What is everyone doing? Anyone working or did you get time off for family?


----------



## William (Dec 8, 2014)

we'll see, no idea yet. Probably stay at home.


----------



## raj (Dec 8, 2014)

http://payload.cargocollective.com/1/5/161612/2305498/johnnie-walker-black-label.png


----------



## William (Dec 8, 2014)

A good idea as well. Or some nice wine.


----------



## HalfEatenPie (Dec 8, 2014)

Get fat.

Hang out.

Oh and visiting Hong Kong with the family.


----------



## QuadraNet_Adam (Dec 8, 2014)

I personally don't know what I'm doing just yet! But here at the office, we're definitely in the holiday spirit 







Happy Holidays!


----------



## AlphaNine_Vini (Dec 8, 2014)

Nice Adam.  Good wishes to all of you.


----------



## raindog308 (Dec 9, 2014)

Dammit, I thought this thread was announcing new discounted VPS plans available for Christmas.


----------



## stim (Dec 9, 2014)

Spending it alone with the cats - and really looking forward to it!


----------



## GIANT_CRAB (Dec 9, 2014)

Eat, sleep, study and repeat.

I doubt I would be able to anything really cool this Christmas thanks to ruthless lecturers.


----------



## MartinD (Dec 9, 2014)

Moving house and office!


----------



## drmike (Dec 9, 2014)

Spending some time with family and neighbors.

Hoping to have some actual quiet time too, for a change.


----------



## blergh (Dec 9, 2014)

Working.


----------



## MannDude (Dec 9, 2014)

Plans?
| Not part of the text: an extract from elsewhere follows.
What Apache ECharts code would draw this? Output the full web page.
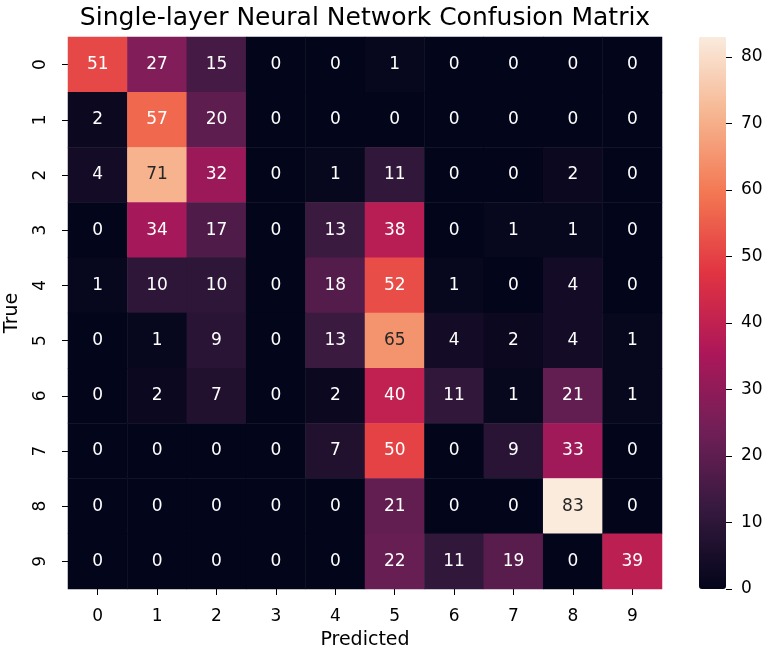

No idea.

Probably do a gift exchange with the family and relax.


----------



## CableChief_JR (Dec 13, 2014)

Christmas is never fun in retail. Working from the 19th - 28th December with only Christmas day off, most likely carry on working crazy hours until the second week of January. Other than that, plenty of studying and cooking to be done!


----------



## rmlhhd (Dec 13, 2014)

Do some SOTA with my Yaesu FT-857D and prepare for the new VAT rules in January.


----------



## Aurimas (Dec 15, 2014)

Family time! I'm actually in the Christmas-mode right now. Working is so painful when Christmas is so close. Can't wait.


----------



## mikho (Dec 15, 2014)

First day away from work today.


4 weeks with the family, don't expect more free (own) time then usual but it will be fun doing something else.


----------



## k0nsl (Dec 15, 2014)

I will be with my family, or what's left of it, anyway.


----------